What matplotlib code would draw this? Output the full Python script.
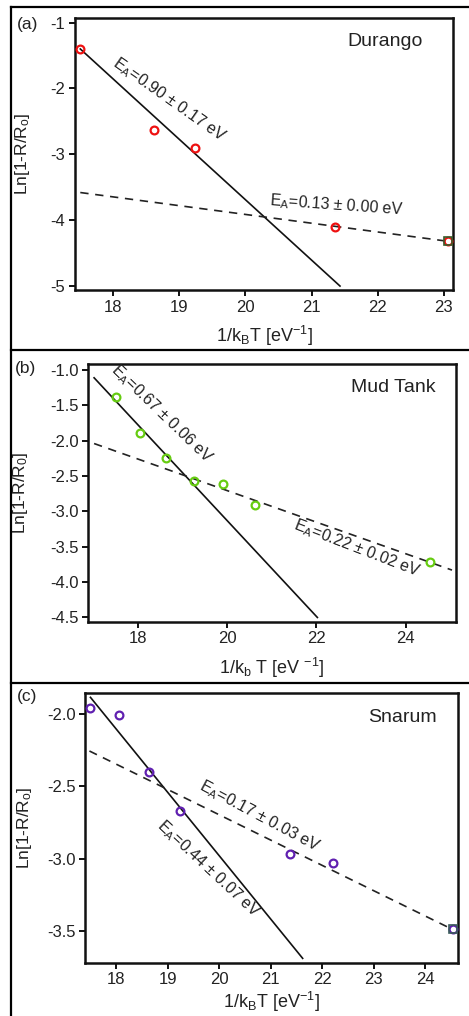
import matplotlib
matplotlib.use("Agg")
import matplotlib.pyplot as plt
from matplotlib.lines import Line2D

plt.rcParams['font.family'] = ['Liberation Sans', 'DejaVu Sans']
plt.rcParams['mathtext.default'] = 'regular'

# ---------------- data ----------------
# (a) Durango
a_x = [17.50, 18.62, 19.24, 21.36, 23.06]
a_y = [-1.40, -2.63, -2.90, -4.10, -4.32]
a_solid_x = [17.50, 21.43]
a_solid_y = [-1.40, -5.00]
a_dash_x = [17.50, 23.06]
a_dash_y = [-3.58, -4.32]

# (b) Mud Tank
b_x = [17.50, 18.05, 18.63, 19.25, 19.91, 20.61, 24.55]
b_y = [-1.38, -1.89, -2.24, -2.57, -2.61, -2.91, -3.72]
b_solid_x = [17.01, 22.02]
b_solid_y = [-1.11, -4.50]
b_dash_x = [17.01, 25.04]
b_dash_y = [-2.04, -3.83]

# (c) Snarum
c_x = [17.49, 18.05, 18.63, 19.24, 21.37, 22.20, 24.53]
c_y = [-1.96, -2.01, -2.40, -2.67, -2.97, -3.03, -3.49]
c_solid_x = [17.50, 21.62]
c_solid_y = [-1.885, -3.69]
c_dash_x = [17.48, 24.53]
c_dash_y = [-2.256, -3.49]

W, H = 469, 1016
fig = plt.figure(figsize=(W / 100, H / 100), dpi=100)

def rect(l, t, r, b):
    return [l / W, 1 - b / H, (r - l) / W, (b - t) / H]

TXT = '#222222'

def style(ax):
    for s in ax.spines.values():
        s.set_linewidth(1.8)
        s.set_color('#111111')
    ax.tick_params(direction='out', length=4, width=1.4, labelsize=12,
                   colors='#111111', labelcolor=TXT, right=False, top=False,
                   pad=3)

def panel(box, xs, ys, color, sx, sy, dx, dy, xlim, ylim, xticks, yticks,
          yfmt, xlabel, ylabel, name, name_xy, label, label_xy,
          t1, t1_xy, t1_rot, t2, t2_xy, t2_rot, ylab_x, xlab_y, special=None):
    ax = fig.add_axes(rect(*box))
    ax.plot(sx, sy, color='#111111', lw=1.2, zorder=2)
    ax.plot(dx, dy, color='#222222', lw=1.2, ls=(0, (5, 4)), zorder=2)
    ax.plot(xs, ys, ls='none', marker='o', ms=5.6, mfc='none', mec=color,
            mew=1.6, zorder=3, clip_on=False)
    if special:
        for (i, mk, ec) in special:
            ax.plot([xs[i]], [ys[i]], ls='none', marker=mk, ms=6, mfc='none',
                    mec=ec, mew=1.2, zorder=4, clip_on=False)
    ax.set_xlim(*xlim)
    ax.set_ylim(*ylim)
    ax.set_xticks(xticks)
    ax.set_yticks(yticks)
    ax.set_yticklabels([yfmt.format(v) for v in yticks])
    style(ax)
    fig.text(ylab_x / W, 1 - ((box[1] + box[3]) / 2) / H, ylabel, rotation=90,
             ha='center', va='center', fontsize=12.5, color=TXT)
    fig.text(((box[0] + box[2]) / 2) / W, 1 - xlab_y / H, xlabel,
             ha='center', va='center', fontsize=13, color=TXT)
    fig.text(label_xy[0] / W, 1 - label_xy[1] / H, label, ha='left',
             va='center', fontsize=12.5, color=TXT)
    fig.text(name_xy[0] / W, 1 - name_xy[1] / H, name, ha='center',
             va='center', fontsize=14, color=TXT)
    ax.text(t1_xy[0], t1_xy[1], t1, rotation=t1_rot, rotation_mode='anchor',
            ha='center', va='center', fontsize=11.5, color=TXT)
    ax.text(t2_xy[0], t2_xy[1], t2, rotation=t2_rot, rotation_mode='anchor',
            ha='center', va='center', fontsize=11.5, color=TXT)
    return ax

# panel (a)
panel((75, 18, 453, 290), a_x, a_y, '#ee1111', a_solid_x, a_solid_y,
      a_dash_x, a_dash_y, (17.42, 23.14), (-5.06, -0.93),
      [18, 19, 20, 21, 22, 23], [-1, -2, -3, -4, -5], '{:.0f}',
      r'1/k$_B$T [eV$^{-1}$]', r'Ln[1-R/R$_o$]', 'Durango', (385, 42),
      '(a)', (17, 24),
      r'E$_A$=0.90 ± 0.17 eV', (18.84, -2.17), -35,
      r'E$_A$=0.13 ± 0.00 eV', (21.38, -3.77), -4,
      22, 336, special=[(4, 's', '#3a5a2a')])

# panel (b)
panel((88.3, 364, 456, 621.7), b_x, b_y, '#66cc11', b_solid_x, b_solid_y,
      b_dash_x, b_dash_y, (16.88, 25.13), (-4.56, -0.915),
      [18, 20, 22, 24], [-1.0, -1.5, -2.0, -2.5, -3.0, -3.5, -4.0, -4.5],
      '{:.1f}', r'1/k$_b$ T [eV $^{-1}$]', r'Ln[1-R/R$_0$]', 'Mud Tank',
      (393, 387), '(b)', (15, 368),
      r'E$_A$=0.67 ± 0.06 eV', (18.53, -1.62), -44,
      r'E$_A$=0.22 ± 0.02 eV', (22.90, -3.52), -21,
      20, 668)

# panel (c)
panel((85.3, 693.3, 457.7, 962.7), c_x, c_y, '#6020b0', c_solid_x, c_solid_y,
      c_dash_x, c_dash_y, (17.40, 24.63), (-3.72, -1.857),
      [18, 19, 20, 21, 22, 23, 24], [-2.0, -2.5, -3.0, -3.5], '{:.1f}',
      r'1/k$_B$T [eV$^{-1}$]', r'Ln[1-R/R$_o$]', 'Snarum', (402, 718),
      '(c)', (17, 697),
      r'E$_A$=0.44 ± 0.07 eV', (19.79, -3.07), -43,
      r'E$_A$=0.17 ± 0.03 eV', (20.78, -2.71), -28,
      25, 1002, special=[(6, 's', '#3a5a5a')])

# panel frames
def fline(x0, y0, x1, y1):
    fig.add_artist(Line2D([x0 / W, x1 / W], [1 - y0 / H, 1 - y1 / H],
                          color='black', lw=1.6))

fline(11, 7, 11, H)
fline(11, 7, W, 7)
fline(11, 350, W, 350)
fline(11, 683, W, 683)

fig.savefig('out.png', dpi=100)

- _To be done_
Without the pictures, write out the whole listing above exactly as it appears.

- _Solution_
What matplotlib code would draw this? Output the full Python script.
import matplotlib
matplotlib.use("Agg")
import matplotlib.pyplot as plt
from matplotlib.lines import Line2D

plt.rcParams['font.family'] = ['Liberation Sans', 'DejaVu Sans']
plt.rcParams['mathtext.default'] = 'regular'

# ---------------- data ----------------
# (a) Durango
a_x = [17.50, 18.62, 19.24, 21.36, 23.06]
a_y = [-1.40, -2.63, -2.90, -4.10, -4.32]
a_solid_x = [17.50, 21.43]
a_solid_y = [-1.40, -5.00]
a_dash_x = [17.50, 23.06]
a_dash_y = [-3.58, -4.32]

# (b) Mud Tank
b_x = [17.50, 18.05, 18.63, 19.25, 19.91, 20.61, 24.55]
b_y = [-1.38, -1.89, -2.24, -2.57, -2.61, -2.91, -3.72]
b_solid_x = [17.01, 22.02]
b_solid_y = [-1.11, -4.50]
b_dash_x = [17.01, 25.04]
b_dash_y = [-2.04, -3.83]

# (c) Snarum
c_x = [17.49, 18.05, 18.63, 19.24, 21.37, 22.20, 24.53]
c_y = [-1.96, -2.01, -2.40, -2.67, -2.97, -3.03, -3.49]
c_solid_x = [17.50, 21.62]
c_solid_y = [-1.885, -3.69]
c_dash_x = [17.48, 24.53]
c_dash_y = [-2.256, -3.49]

W, H = 469, 1016
fig = plt.figure(figsize=(W / 100, H / 100), dpi=100)

def rect(l, t, r, b):
    return [l / W, 1 - b / H, (r - l) / W, (b - t) / H]

TXT = '#222222'

def style(ax):
    for s in ax.spines.values():
        s.set_linewidth(1.8)
        s.set_color('#111111')
    ax.tick_params(direction='out', length=4, width=1.4, labelsize=12,
                   colors='#111111', labelcolor=TXT, right=False, top=False,
                   pad=3)

def panel(box, xs, ys, color, sx, sy, dx, dy, xlim, ylim, xticks, yticks,
          yfmt, xlabel, ylabel, name, name_xy, label, label_xy,
          t1, t1_xy, t1_rot, t2, t2_xy, t2_rot, ylab_x, xlab_y, special=None):
    ax = fig.add_axes(rect(*box))
    ax.plot(sx, sy, color='#111111', lw=1.2, zorder=2)
    ax.plot(dx, dy, color='#222222', lw=1.2, ls=(0, (5, 4)), zorder=2)
    ax.plot(xs, ys, ls='none', marker='o', ms=5.6, mfc='none', mec=color,
            mew=1.6, zorder=3, clip_on=False)
    if special:
        for (i, mk, ec) in special:
            ax.plot([xs[i]], [ys[i]], ls='none', marker=mk, ms=6, mfc='none',
                    mec=ec, mew=1.2, zorder=4, clip_on=False)
    ax.set_xlim(*xlim)
    ax.set_ylim(*ylim)
    ax.set_xticks(xticks)
    ax.set_yticks(yticks)
    ax.set_yticklabels([yfmt.format(v) for v in yticks])
    style(ax)
    fig.text(ylab_x / W, 1 - ((box[1] + box[3]) / 2) / H, ylabel, rotation=90,
             ha='center', va='center', fontsize=12.5, color=TXT)
    fig.text(((box[0] + box[2]) / 2) / W, 1 - xlab_y / H, xlabel,
             ha='center', va='center', fontsize=13, color=TXT)
    fig.text(label_xy[0] / W, 1 - label_xy[1] / H, label, ha='left',
             va='center', fontsize=12.5, color=TXT)
    fig.text(name_xy[0] / W, 1 - name_xy[1] / H, name, ha='center',
             va='center', fontsize=14, color=TXT)
    ax.text(t1_xy[0], t1_xy[1], t1, rotation=t1_rot, rotation_mode='anchor',
            ha='center', va='center', fontsize=11.5, color=TXT)
    ax.text(t2_xy[0], t2_xy[1], t2, rotation=t2_rot, rotation_mode='anchor',
            ha='center', va='center', fontsize=11.5, color=TXT)
    return ax

# panel (a)
panel((75, 18, 453, 290), a_x, a_y, '#ee1111', a_solid_x, a_solid_y,
      a_dash_x, a_dash_y, (17.42, 23.14), (-5.06, -0.93),
      [18, 19, 20, 21, 22, 23], [-1, -2, -3, -4, -5], '{:.0f}',
      r'1/k$_B$T [eV$^{-1}$]', r'Ln[1-R/R$_o$]', 'Durango', (385, 42),
      '(a)', (17, 24),
      r'E$_A$=0.90 ± 0.17 eV', (18.84, -2.17), -35,
      r'E$_A$=0.13 ± 0.00 eV', (21.38, -3.77), -4,
      22, 336, special=[(4, 's', '#3a5a2a')])

# panel (b)
panel((88.3, 364, 456, 621.7), b_x, b_y, '#66cc11', b_solid_x, b_solid_y,
      b_dash_x, b_dash_y, (16.88, 25.13), (-4.56, -0.915),
      [18, 20, 22, 24], [-1.0, -1.5, -2.0, -2.5, -3.0, -3.5, -4.0, -4.5],
      '{:.1f}', r'1/k$_b$ T [eV $^{-1}$]', r'Ln[1-R/R$_0$]', 'Mud Tank',
      (393, 387), '(b)', (15, 368),
      r'E$_A$=0.67 ± 0.06 eV', (18.53, -1.62), -44,
      r'E$_A$=0.22 ± 0.02 eV', (22.90, -3.52), -21,
      20, 668)

# panel (c)
panel((85.3, 693.3, 457.7, 962.7), c_x, c_y, '#6020b0', c_solid_x, c_solid_y,
      c_dash_x, c_dash_y, (17.40, 24.63), (-3.72, -1.857),
      [18, 19, 20, 21, 22, 23, 24], [-2.0, -2.5, -3.0, -3.5], '{:.1f}',
      r'1/k$_B$T [eV$^{-1}$]', r'Ln[1-R/R$_o$]', 'Snarum', (402, 718),
      '(c)', (17, 697),
      r'E$_A$=0.44 ± 0.07 eV', (19.79, -3.07), -43,
      r'E$_A$=0.17 ± 0.03 eV', (20.78, -2.71), -28,
      25, 1002, special=[(6, 's', '#3a5a5a')])

# panel frames
def fline(x0, y0, x1, y1):
    fig.add_artist(Line2D([x0 / W, x1 / W], [1 - y0 / H, 1 - y1 / H],
                          color='black', lw=1.6))

fline(11, 7, 11, H)
fline(11, 7, W, 7)
fline(11, 350, W, 350)
fline(11, 683, W, 683)

fig.savefig('out.png', dpi=100)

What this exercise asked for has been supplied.